Because the time available for training was limited, the personnel in each team were usually of the same nationality. Although the female personnel had established enviable records of bravery and daring in their previous assignments, it was decided early-on they would not be used in an airborne role. However, they were present on the unit's establishment as a ladies' auxiliary for other non-airborne duties more suitable for women.

== POW camps ==
In March 1945, the Allies crossed the Rhine and the collapse of Germany proceeded more rapidly than anticipated. On 21 April, in response to a request from the Belgian government, eight of the ten Belgian teams were dispatched to Brussels to be employed, in a ground role, by the various Army Groups to obtain early information regarding conditions in some POW camps.

A few days thereafter, SAARF was restructured: the 60 teams that had completed their training were retained in an airborne role while the remaining teams were re-designated air-transportable and were to use ground transportation, usually jeeps, in conducting their missions.

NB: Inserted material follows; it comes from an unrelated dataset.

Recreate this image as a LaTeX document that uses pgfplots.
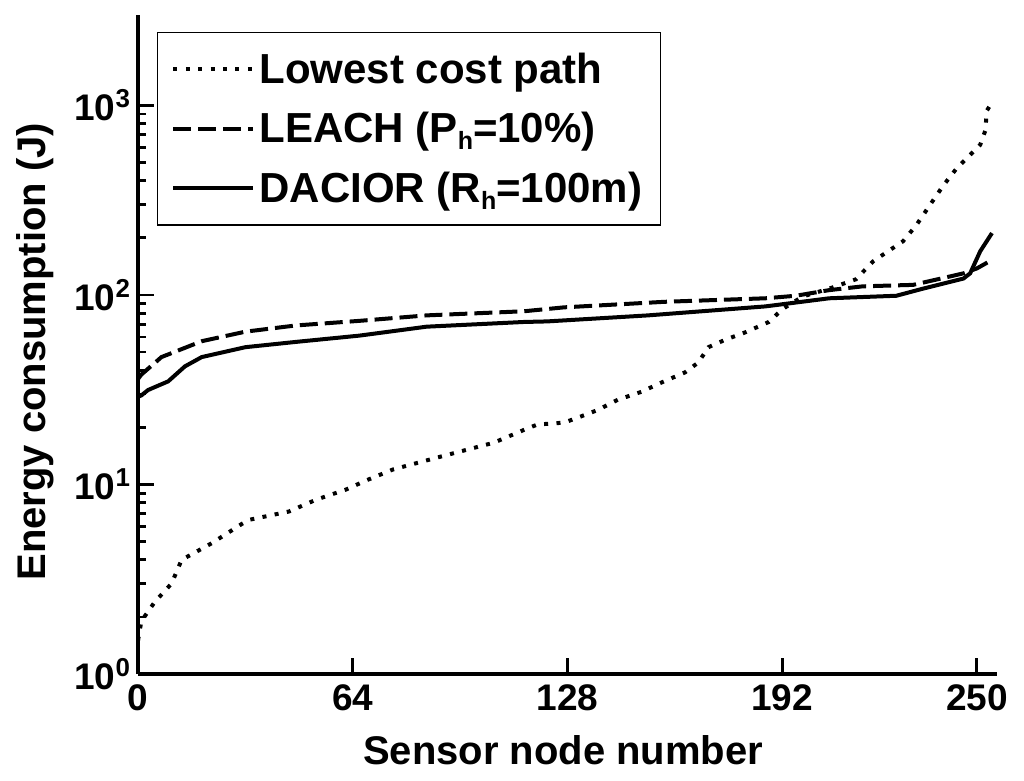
\documentclass[border=0pt]{standalone}
\usepackage{pgfplots}
\pgfplotsset{compat=1.18}
\usepackage{fontspec}
\setmainfont{Liberation Sans}
\newcommand{\sub}[1]{\raisebox{-3.5pt}{\fontsize{12.5}{12.5}\selectfont #1}}
\begin{document}
\begin{tikzpicture}
\begin{axis}[
    name=ax,
    width=429.5pt,
    height=329.5pt,
    scale only axis,
    ymode=log,
    xmin=0, xmax=256,
    ymin=1, ymax=3000,
    axis x line*=bottom,
    axis y line*=left,
    x axis line style={-},
    y axis line style={-},
    axis line style={line width=2.2pt},
    xtick={0,64,128,192,250},
    ytick={1,10,100,1000},
    yticklabels={10\textsuperscript{0},10\textsuperscript{1},10\textsuperscript{2},10\textsuperscript{3}},
    tick align=inside,
    major tick length=8pt,
    minor tick length=4pt,
    every tick/.style={black, line width=1.4pt},
    tick label style={font=\fontsize{18.5}{20}\selectfont\bfseries},
    xticklabel style={yshift=-2pt},
    /pgf/number format/assume math mode=true,
    xlabel={Sensor node number},
    ylabel={Energy consumption (J)},
    label style={font=\fontsize{20}{24}\selectfont\bfseries},
    xlabel style={at={(axis description cs:0.495,-0.115)}, anchor=center},
    ylabel style={at={(axis description cs:-0.12,0.489)}, anchor=center},
    legend style={
        at={(axis description cs:0.022,0.974)}, anchor=north west,
        draw=black, line width=0.6pt, fill=white,
        font=\fontsize{21}{25}\selectfont\bfseries,
        row sep=9pt, inner xsep=7pt, inner ysep=8pt,
        cells={anchor=west},
    },
    legend image code/.code={\draw[#1] (0pt,0pt) -- (40pt,0pt);},
    legend cell align=left,
]
\addplot[black, line width=2pt, dash pattern=on 2pt off 4.2pt] coordinates {
(0,1.5) (1,1.9) (5,2.4) (10,3.0) (13,4.0) (22,4.9) (31,6.2) (33,6.5)
(45,7.2) (53,8.3) (62,9.4) (68,10.5) (76,12) (92,14.3) (106,16.6)
(115,19.4) (119,20.7) (127,21.2) (131,22.5) (137,24.7) (143,28)
(150,30.8) (156,34.5) (163,39) (167,44) (170,53) (175,58) (181,63.5)
(188,72) (192,84) (198,98) (206,108) (214,121) (219,150) (222,163)
(228,192) (232,234) (236,298) (240,378) (244,466) (248,548) (251,620)
(252.5,735) (253,940) (255,1070)
};
\addlegendentry{Lowest cost path}
\addplot[black, line width=2pt, dash pattern=on 9pt off 3.5pt] coordinates {
(0,36) (1,38) (7,47) (19,57) (32,64) (47,69) (66,73) (86,78) (115,82)
(127,86) (157,92) (187,96) (196,99) (206,106) (216,111) (231,113)
(241,124) (246,130) (250,138) (254.5,153)
};
\addlegendentry{LEACH (P\sub{h}=10\%)}
\addplot[black, line width=2pt] coordinates {
(0,29) (1,29.5) (3,31.5) (9,35) (14,42) (19,47) (32,53) (47,56.5)
(66,61) (86,68) (115,72) (122,72.5) (152,78) (187,87) (206,96)
(226,99) (234,108) (246,122) (248,130) (251,170) (254.5,212)
};
\addlegendentry{DACIOR (R\sub{h}=100m)}
\coordinate (bl) at (rel axis cs:0,0);
\coordinate (tr) at (rel axis cs:1,1);
\end{axis}
\path[use as bounding box] ([xshift=-69pt,yshift=-53.5pt]bl) rectangle ([xshift=13.5pt,yshift=7.5pt]tr);
\end{tikzpicture}
\end{document}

Conditions in the POW camps were believed to be poor and there was great uncertainty regarding Hitler's plan for a final stand. There were many scenarios for what the Germans might do with the POWs, and none was pleasant to contemplate. If the Germans abandoned the camps before the arrival of the Allied armies, the POWs would be threatened by starvation and disease and, perhaps, by random violence at the hands of the populace or the military.

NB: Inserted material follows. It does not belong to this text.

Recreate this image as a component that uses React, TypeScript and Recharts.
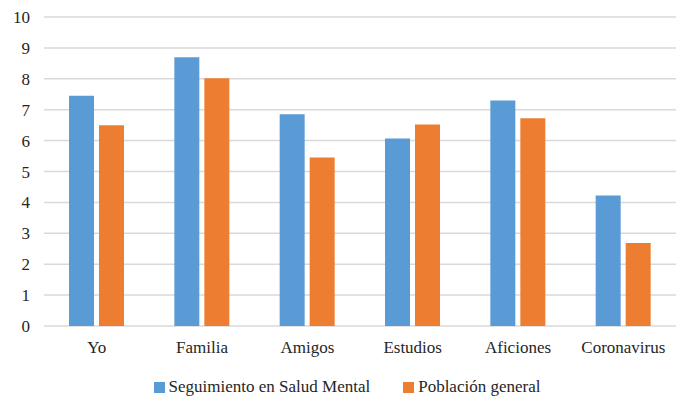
import { BarChart, Bar, XAxis, YAxis, CartesianGrid, Legend } from 'recharts'

const categories = ['Yo', 'Familia', 'Amigos', 'Estudios', 'Aficiones', 'Coronavirus']
const saludMental = [7.45, 8.7, 6.85, 6.07, 7.3, 4.22]
const poblacion = [6.5, 8.02, 5.45, 6.52, 6.72, 2.69]
const yTicks = [0, 1, 2, 3, 4, 5, 6, 7, 8, 9, 10]

const BLUE = '#5B9BD5'
const ORANGE = '#ED7D31'
const FONT = 'Liberation Serif, DejaVu Serif, serif'

const data = categories.map((name, i) => ({
  name,
  salud: saludMental[i],
  poblacion: poblacion[i],
}))

function LegendBox() {
  const item = (color: string, label: string) => (
    <div style={{ display: 'flex', alignItems: 'center', marginRight: 33 }}>
      <span style={{ width: 11, height: 11, background: color, marginRight: 4, display: 'inline-block' }} />
      <span>{label}</span>
    </div>
  )
  return (
    <div
      style={{
        display: 'flex',
        justifyContent: 'center',
        fontFamily: FONT,
        fontSize: 17,
        lineHeight: '20px',
        color: '#262626',
        paddingLeft: 46,
      }}
    >
      {item(BLUE, 'Seguimiento en Salud Mental')}
      {item(ORANGE, 'Población general')}
    </div>
  )
}

export default function App() {
  return (
    <div style={{ position: 'absolute', top: 0, left: 0, width: 681, height: 397, background: '#fff', fontFamily: FONT }}>
      <BarChart
        width={681}
        height={397}
        data={data}
        margin={{ top: 17, right: 5, left: 0, bottom: 9 }}
        barSize={25}
        barGap={5}
        style={{ fontFamily: FONT }}
      >
        <CartesianGrid vertical={false} stroke="#d9d9d9" strokeWidth={1.5} />
        <XAxis
          dataKey="name"
          axisLine={false}
          tickLine={false}
          tickMargin={9}
          height={42}
          tick={{ fill: '#262626', fontSize: 17, fontFamily: FONT }}
        />
        <YAxis
          domain={[0, 10]}
          ticks={yTicks}
          axisLine={false}
          tickLine={false}
          tickMargin={8}
          width={44}
          tick={{ fill: '#262626', fontSize: 17, fontFamily: FONT }}
        />
        <Legend
          content={<LegendBox />}
          wrapperStyle={{ position: 'absolute', top: 377, left: 0, width: 681 }}
        />
        <Bar dataKey="salud" name="Seguimiento en Salud Mental" fill={BLUE} isAnimationActive={false} />
        <Bar dataKey="poblacion" name="Población general" fill={ORANGE} isAnimationActive={false} />
      </BarChart>
    </div>
  )
}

Any effort to force march the POW population deeper into Germany and use them as hostages would result in the deaths of many. The willingness of the Germans to ignore the provisions of the Geneva Convention suggested even worse scenarios.

It was envisioned that the SAARF teams would drop near the POW camps, reconnoitre the situation, and report on conditions. Although it was thought unlikely that the teams could directly influence the movement of POWs, they could direct drops of food and medical supplies into the camps if conditions warranted.

=== Altengrabow (Operation: VIOLET) ===
VIOLET proved to be SAARF's only airborne operation: the balance of the units were air-transported to their assignments. SAARF teams were spread across northern Europe to assist local military governments in establishing radio links, in translation and interrogation, in monitoring the movement of German forces back to Germany, in screening the inmate populations of German prisons to determine who were political prisoners and who were criminals, and in searching for Nazis who had been identified as possible war criminals.

== Disbanding ==
SAARF was disbanded on 1 July 1945. A short-lived and secretive unit, most of the hardened veterans came from the airborne and special operations units. Some judgement has been made on the effectiveness of the SHAEF attempts to alleviate suffering of those interned by the Germans as the Nazi Reich collapsed.

== Insignia ==

The wing is silver-blue Schiffli embroidery on royal blue wool, sometimes on a black background; it terminates in a red arrow symbolically breaking the chains of oppression, which are embroidered in red. SAARF's non-American personnel usually wore the wing on the right shoulder, as a true SSI, while the Americans generally preferred to wear it near the right cuff in a fashion reminiscent of the pathfinder wing.

Because of its obscurity, the SAARF crest for many years escaped the attention of most collectors and few reproductions of the unit's insignia were to be found. This, however, is changing, as the unit and its insignia are exposed to more of the collecting public. SAARF insignia are one of the rarest Allied airborne insignia of the Second World War that were approved and issued.